One of the more significant findings was an increasing acceptance of what Biblical scholars describe as the "cultural commission."
Protestant evangelical leaders, once seen as seeking only to save souls, by a majority now wanted to save institutions such as schools, government and entertainment. And this represented a substantial increase in the will to public participation.
Mr. Reichley, a Presbyterian layman, further believes that as evangelicals become more pragmatic, "they increase the possibility that a broad Republican coalition, in which they play a significant part, may win enduring political success."
Now generally speaking, at least in the circles I move in, this "cultural commission" is seen as anti-woman, having mostly to do with the restriction of abortion. Once this fact is established, the conversation can go no further. It's out of the question to even revisit the debate. If men bore children, abortion would be a sacrament. This cultural commission is a move by paleolithic males to get women back into the kitchen and out of the public arena, so they can have their jobs, money and power back. End of discussion.
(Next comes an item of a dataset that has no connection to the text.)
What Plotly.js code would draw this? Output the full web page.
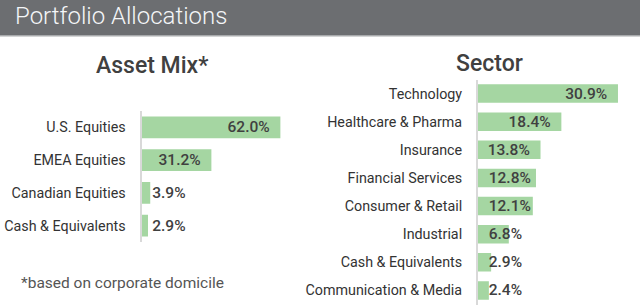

It is almost impossible to persuade the average member of an elite -- male or female, financial, cultural, political or bureaucratic -- to put themselves into the shoes of an ordinary woman, a wife and mother, perhaps undereducated, who has absolutely no access to political or cultural power.
The over-sexualized and violent marketplace, the threat to the covenant of marriage from every corner, easy access to drugs, porn on the Internet, the perennial fear of crime -- everywhere she looks, she and her children are at risk. Such a woman looks back to her mother's generation of women, and knows that once, a woman like herself was protected, had value.
Now she is the last considered. It is her emotions that fuel the power of the Evangelical Right, and until the liberal elites realize that liberal policies have damaged the family, and liberal attitudes have left ordinary women terrified and alone, it is she whose passion is strong enough to determine the shape of our future.
Besides, who said "the meek shall inherit the earth"?